An intuition about the cepstral features can help to figure out what we should look for when we use them in a speech-based system.
- As cepstral features are computed by taking the Fourier transform of the warped logarithmic spectrum, they contain information about the rate changes in the different spectrum bands. Cepstral features are favorable due to their ability to separate the impact of source and filter in a speech signal. In other words, in the cepstral domain, the influence of the vocal cords (source) and the vocal tract (filter) in a signal can be separated since the low-frequency excitation and the formant filtering of the vocal tract are located in different regions in the cepstral domain.
- If a cepstral coefficient has a positive value, it represents a sonorant sound since the majority of the spectral energy in sonorant sounds are concentrated in the low-frequency regions.
- On the other hand, if a cepstral coefficient has a negative value, it represents a fricative sound since most of the spectral energies in fricative sounds are concentrated at high frequencies.
- The lower order coefficients contain most of the information about the overall spectral shape of the source-filter transfer function.
- The zero-order coefficient indicates the average power of the input signal.
- The first-order coefficient represents the distribution spectral energy between low and high frequencies.

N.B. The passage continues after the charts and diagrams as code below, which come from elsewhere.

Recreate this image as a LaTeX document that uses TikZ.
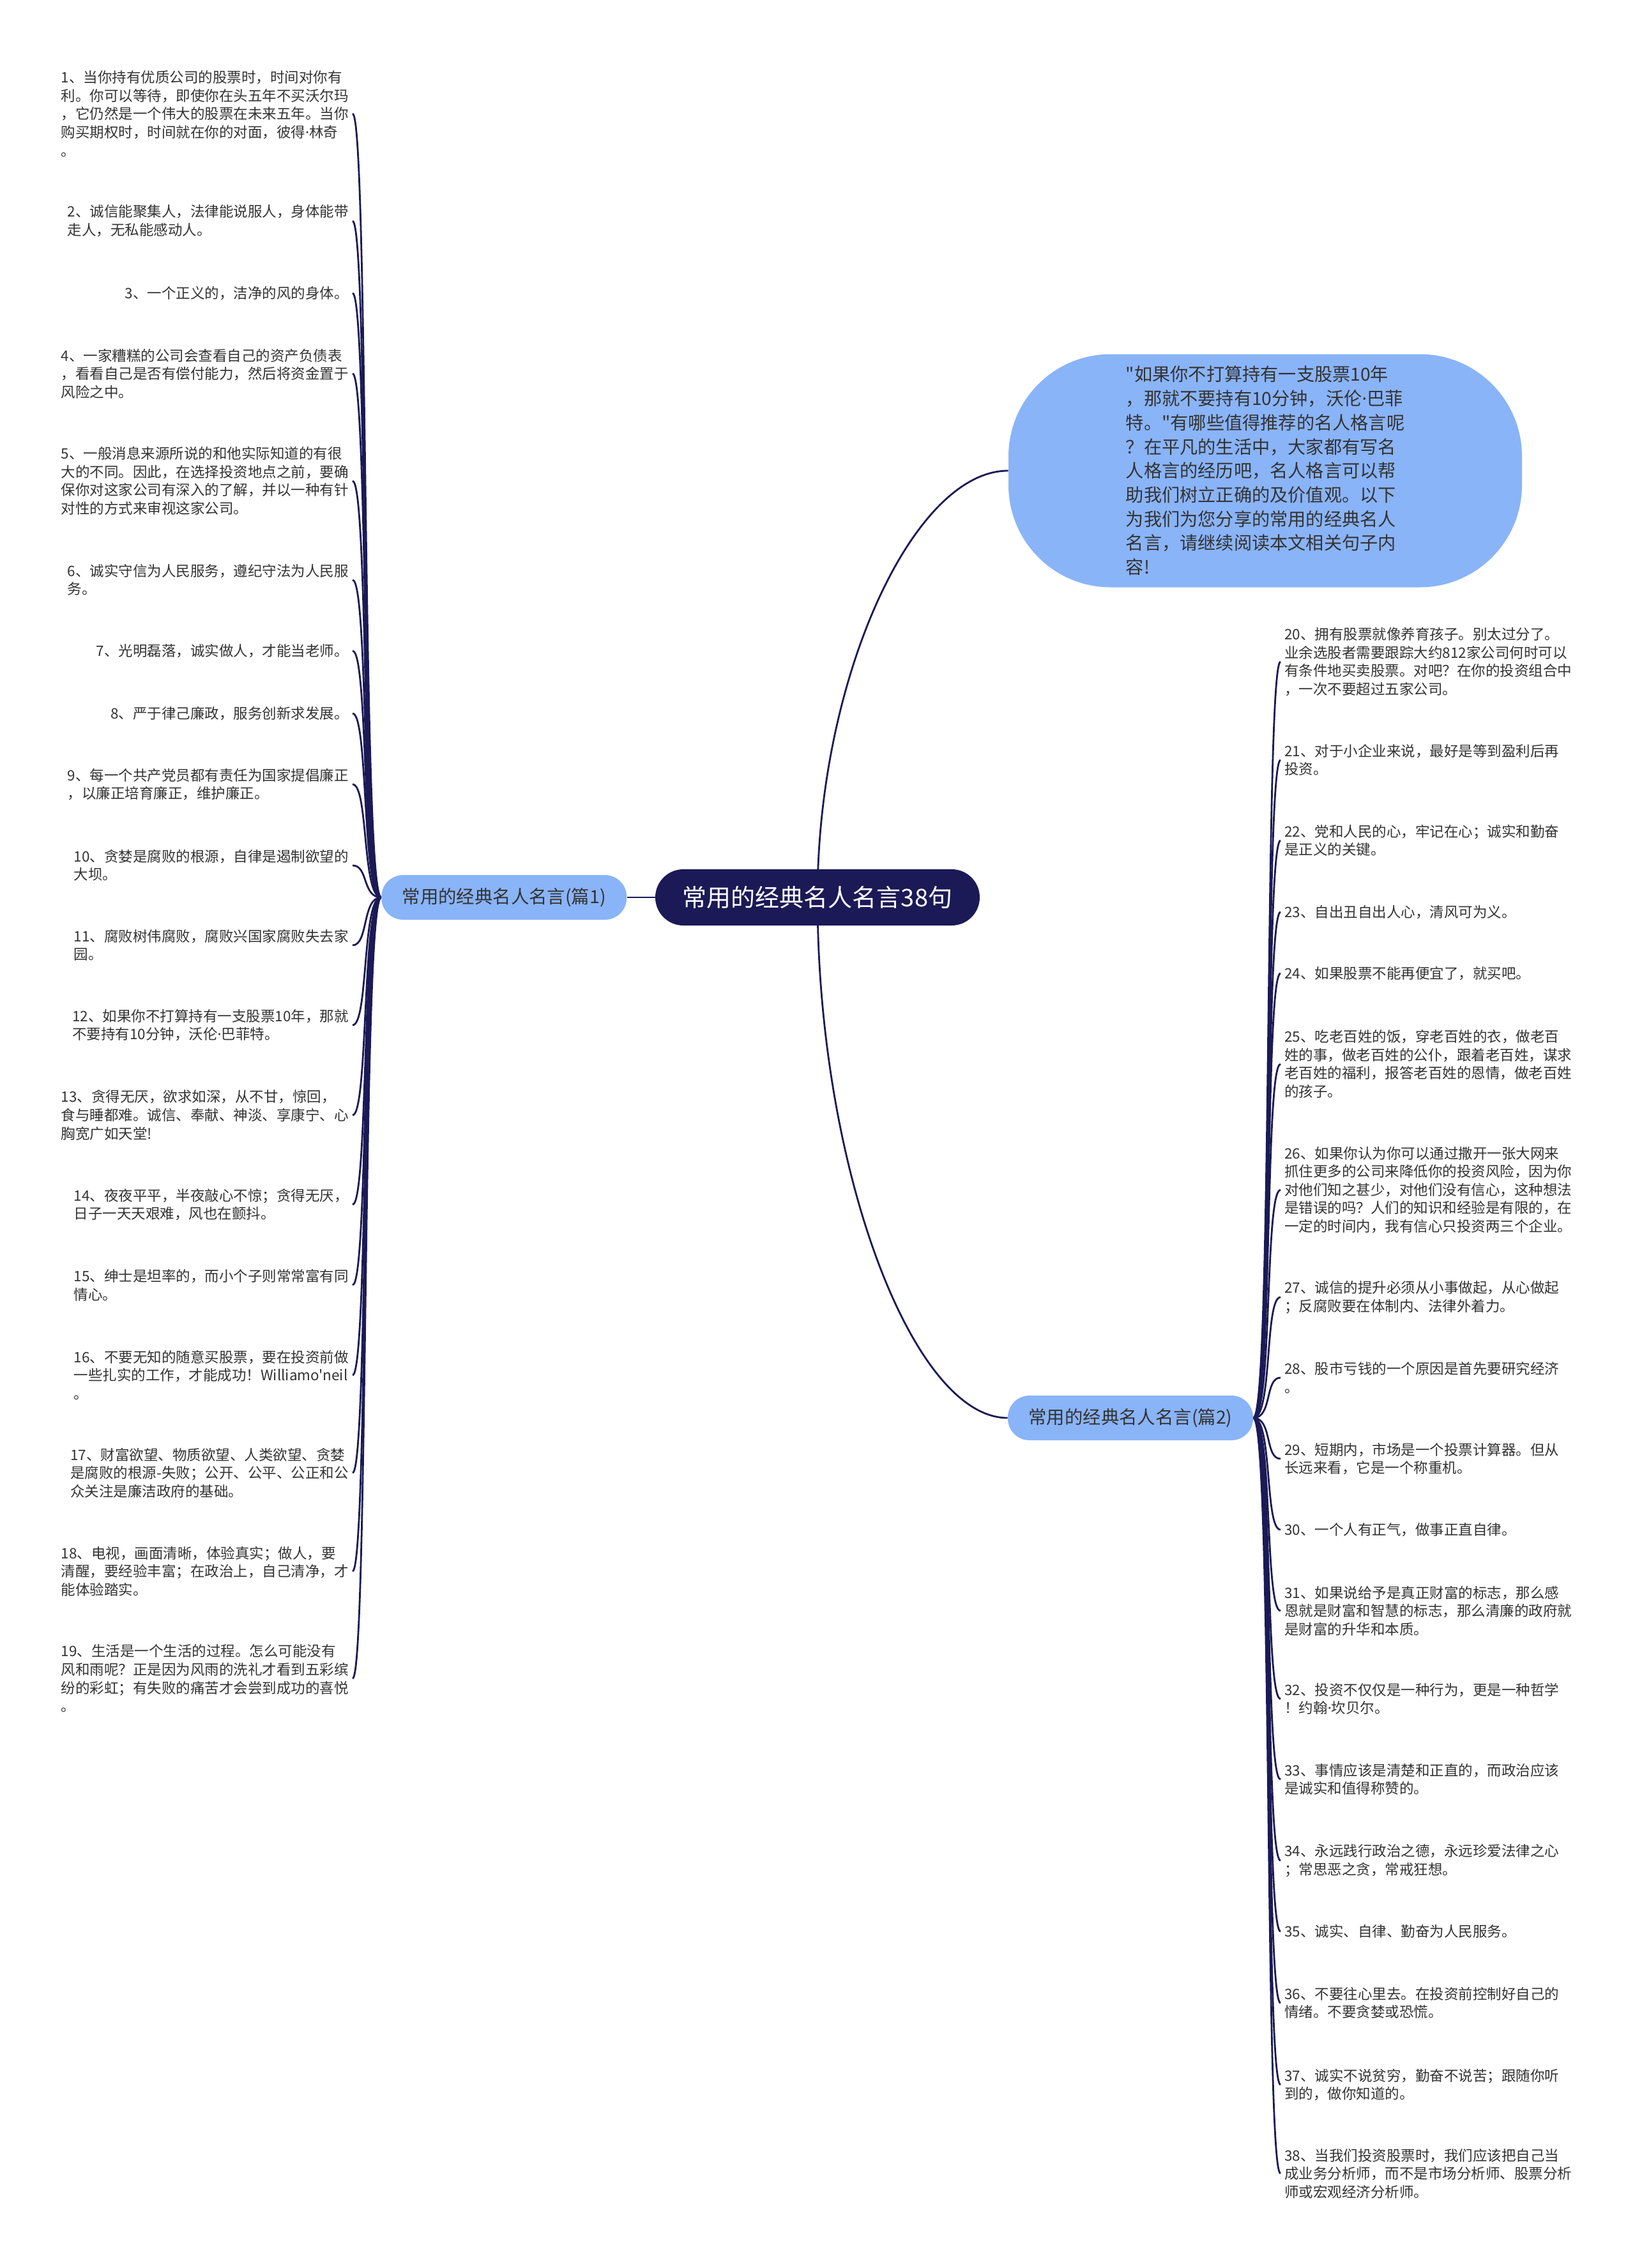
\documentclass[tikz,border=0pt]{standalone}
\usepackage{fontspec}
\setmainfont{Noto Sans CJK SC}[Ligatures=TeXOff]
\newfontfamily\latinfont{Noto Sans}
\newcommand{\namedot}{{\latinfont ·}}
\usepackage{tikz}
\usetikzlibrary{positioning, backgrounds}

\definecolor{navy}{RGB}{27,26,86}
\definecolor{skyblue}{RGB}{138,180,248}
\definecolor{inkgray}{RGB}{51,51,51}

\begin{document}
\begin{tikzpicture}[x=0.5pt, y=-0.5pt,
        root_box/.style={fill=navy, text=white, rounded corners=22pt, minimum width=254pt, minimum height=44pt, font=\fontsize{19}{23}\selectfont},
        branch_box/.style={fill=skyblue, text=inkgray, rounded corners=17pt, minimum width=192pt, minimum height=35pt, font=\fontsize{14.2}{17}\selectfont},
        intro_box/.style={fill=skyblue, text=inkgray, rounded corners=80pt, minimum width=402pt, minimum height=182.5pt, align=left, font=\fontsize{14.1}{18.85}\selectfont},
        leaf_left/.style={anchor=east, align=left, text=inkgray, inner xsep=3pt, inner ysep=0pt, font=\fontsize{11.25}{14.3}\selectfont},
        leaf_right/.style={anchor=west, align=left, text=inkgray, inner xsep=3pt, inner ysep=0pt, font=\fontsize{11.25}{14.3}\selectfont},
        link/.style={draw=navy, line width=1.4pt}]

    \useasboundingbox (0,0) rectangle (2560,3551);

    % Centre and first level
    \node[root_box] (root) at (1280,1405) {常用的经典名人名言38句};
    \node[branch_box, left=22pt of root] (b1) {常用的经典名人名言(篇1)};
    \node[branch_box] (b2) at (1770,2220) {常用的经典名人名言(篇2)};
    \node[intro_box] (intro) at (1981,737) {"如果你不打算持有一支股票10年\\，那就不要持有10分钟，沃伦\namedot 巴菲\\特。"有哪些值得推荐的名人格言呢\\？在平凡的生活中，大家都有写名\\人格言的经历吧，名人格言可以帮\\助我们树立正确的及价值观。以下\\为我们为您分享的常用的经典名人\\名言，请继续阅读本文相关句子内\\容!};

    % Left leaves (篇1)
    \node[leaf_left] (l1) at (552,178) {1、当你持有优质公司的股票时，时间对你有\\利。你可以等待，即使你在头五年不买沃尔玛\\，它仍然是一个伟大的股票在未来五年。当你\\购买期权时，时间就在你的对面，彼得\namedot 林奇\\。};
    \node[leaf_left] (l2) at (552,346) {2、诚信能聚集人，法律能说服人，身体能带\\走人，无私能感动人。};
    \node[leaf_left] (l3) at (552,459) {3、一个正义的，洁净的风的身体。};
    \node[leaf_left] (l4) at (552,585) {4、一家糟糕的公司会查看自己的资产负债表\\，看看自己是否有偿付能力，然后将资金置于\\风险之中。};
    \node[leaf_left] (l5) at (552,753) {5、一般消息来源所说的和他实际知道的有很\\大的不同。因此，在选择投资地点之前，要确\\保你对这家公司有深入的了解，并以一种有针\\对性的方式来审视这家公司。};
    \node[leaf_left] (l6) at (552,908) {6、诚实守信为人民服务，遵纪守法为人民服\\务。};
    \node[leaf_left] (l7) at (552,1019) {7、光明磊落，诚实做人，才能当老师。};
    \node[leaf_left] (l8) at (552,1117) {8、严于律己廉政，服务创新求发展。};
    \node[leaf_left] (l9) at (552,1228) {9、每一个共产党员都有责任为国家提倡廉正\\，以廉正培育廉正，维护廉正。};
    \node[leaf_left] (l10) at (552,1355) {10、贪婪是腐败的根源，自律是遏制欲望的\\大坝。};
    \node[leaf_left] (l11) at (552,1480) {11、腐败树伟腐败，腐败兴国家腐败失去家\\园。};
    \node[leaf_left] (l12) at (552,1605) {12、如果你不打算持有一支股票10年，那就\\不要持有10分钟，沃伦\namedot 巴菲特。};
    \node[leaf_left] (l13) at (552,1746) {13、贪得无厌，欲求如深，从不甘，惊回，\\食与睡都难。诚信、奉献、神淡、享康宁、心\\胸宽广如天堂!};
    \node[leaf_left] (l14) at (552,1886) {14、夜夜平平，半夜敲心不惊；贪得无厌，\\日子一天天艰难，风也在颤抖。};
    \node[leaf_left] (l15) at (552,2012) {15、绅士是坦率的，而小个子则常常富有同\\情心。};
    \node[leaf_left] (l16) at (552,2153) {16、不要无知的随意买股票，要在投资前做\\一些扎实的工作，才能成功！Williamo'neil\\。};
    \node[leaf_left] (l17) at (552,2306) {17、财富欲望、物质欲望、人类欲望、贪婪\\是腐败的根源-失败；公开、公平、公正和公\\众关注是廉洁政府的基础。};
    \node[leaf_left] (l18) at (552,2460) {18、电视，画面清晰，体验真实；做人，要\\清醒，要经验丰富；在政治上，自己清净，才\\能体验踏实。};
    \node[leaf_left] (l19) at (552,2628) {19、生活是一个生活的过程。怎么可能没有\\风和雨呢？正是因为风雨的洗礼才看到五彩缤\\纷的彩虹；有失败的痛苦才会尝到成功的喜悦\\。};

    % Right leaves (篇2)
    \node[leaf_right] (r20) at (2005,1036) {20、拥有股票就像养育孩子。别太过分了。\\业余选股者需要跟踪大约812家公司何时可以\\有条件地买卖股票。对吧？在你的投资组合中\\，一次不要超过五家公司。};
    \node[leaf_right] (r21) at (2005,1190) {21、对于小企业来说，最好是等到盈利后再\\投资。};
    \node[leaf_right] (r22) at (2005,1316) {22、党和人民的心，牢记在心；诚实和勤奋\\是正义的关键。};
    \node[leaf_right] (r23) at (2005,1428) {23、自出丑自出人心，清风可为义。};
    \node[leaf_right] (r24) at (2005,1524) {24、如果股票不能再便宜了，就买吧。};
    \node[leaf_right] (r25) at (2005,1666) {25、吃老百姓的饭，穿老百姓的衣，做老百\\姓的事，做老百姓的公仆，跟着老百姓，谋求\\老百姓的福利，报答老百姓的恩情，做老百姓\\的孩子。};
    \node[leaf_right] (r26) at (2005,1863) {26、如果你认为你可以通过撒开一张大网来\\抓住更多的公司来降低你的投资风险，因为你\\对他们知之甚少，对他们没有信心，这种想法\\是错误的吗？人们的知识和经验是有限的，在\\一定的时间内，我有信心只投资两三个企业。};
    \node[leaf_right] (r27) at (2005,2031) {27、诚信的提升必须从小事做起，从心做起\\；反腐败要在体制内、法律外着力。};
    \node[leaf_right] (r28) at (2005,2157) {28、股市亏钱的一个原因是首先要研究经济\\。};
    \node[leaf_right] (r29) at (2005,2284) {29、短期内，市场是一个投票计算器。但从\\长远来看，它是一个称重机。};
    \node[leaf_right] (r30) at (2005,2395) {30、一个人有正气，做事正直自律。};
    \node[leaf_right] (r31) at (2005,2522) {31、如果说给予是真正财富的标志，那么感\\恩就是财富和智慧的标志，那么清廉的政府就\\是财富的升华和本质。};
    \node[leaf_right] (r32) at (2005,2660) {32、投资不仅仅是一种行为，更是一种哲学\\！约翰\namedot 坎贝尔。};
    \node[leaf_right] (r33) at (2005,2786) {33、事情应该是清楚和正直的，而政治应该\\是诚实和值得称赞的。};
    \node[leaf_right] (r34) at (2005,2913) {34、永远践行政治之德，永远珍爱法律之心\\；常思恶之贪，常戒狂想。};
    \node[leaf_right] (r35) at (2005,3024) {35、诚实、自律、勤奋为人民服务。};
    \node[leaf_right] (r36) at (2005,3136) {36、不要往心里去。在投资前控制好自己的\\情绪。不要贪婪或恐慌。};
    \node[leaf_right] (r37) at (2005,3264) {37、诚实不说贫穷，勤奋不说苦；跟随你听\\到的，做你知道的。};
    \node[leaf_right] (r38) at (2005,3403) {38、当我们投资股票时，我们应该把自己当\\成业务分析师，而不是市场分析师、股票分析\\师或宏观经济分析师。};

    % Connectors behind the boxes
    \begin{scope}[on background layer]
        \fill[white] (0,0) rectangle (2560,3551);
        \draw[link] (root.west) -- (b1.east);
        \draw[link] (root.center) .. controls +(0,-340) and +(-150,0) .. (intro.west);
        \draw[link] (root.center) .. controls +(0,420) and +(-150,0) .. (b2.west);
        \foreach \i in {1,...,19}
            \draw[link] (b1.west) .. controls +(-30,0) and +(25,0) .. (l\i.east);
        \foreach \i in {20,...,38}
            \draw[link] (b2.east) .. controls +(30,0) and +(-25,0) .. (r\i.west);
    \end{scope}
\end{tikzpicture}
\end{document}
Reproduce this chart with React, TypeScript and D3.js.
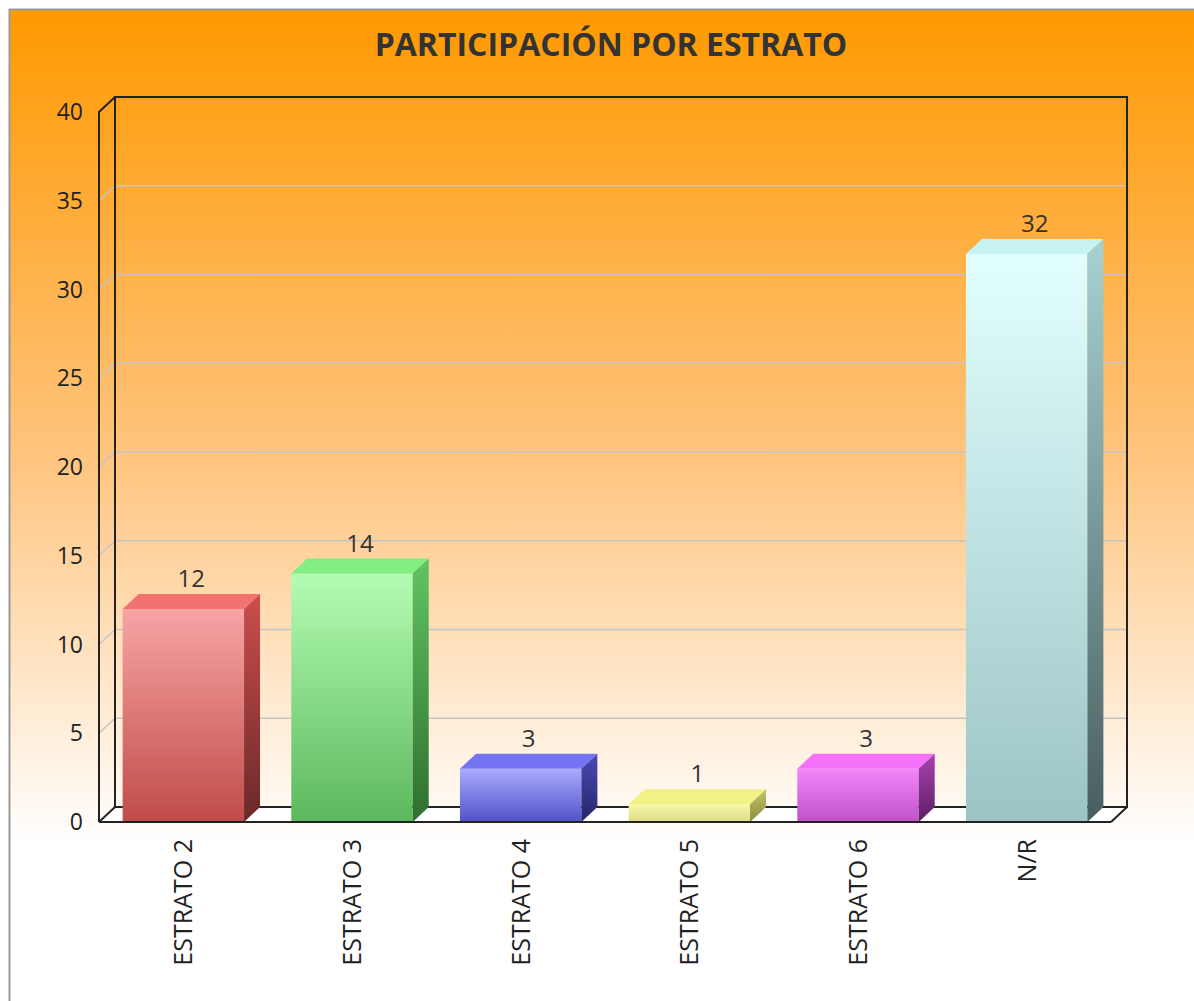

- Even though higher order coefficients represent increasing levels of spectral details, depending on the sampling rate and estimation method, 12 to 20 cepstral coefficients are typically optimal for speech analysis. Selecting a large number of cepstral coefficients results in more complexity in the models. For example, if we intend to model a speech signal by a Gaussian mixture model (GMM), if a large number of cepstral coefficients is used, we typically need more data in order to accurately estimate the parameters of the GMM.
There are many reasons for choosing these numbers of features which depend on the system. So, one main trend is that we try to reduce the number of features in order to make our model feasible for real-time implementation and the lower order coefficients contain more cues about the overall spectral shape of the source.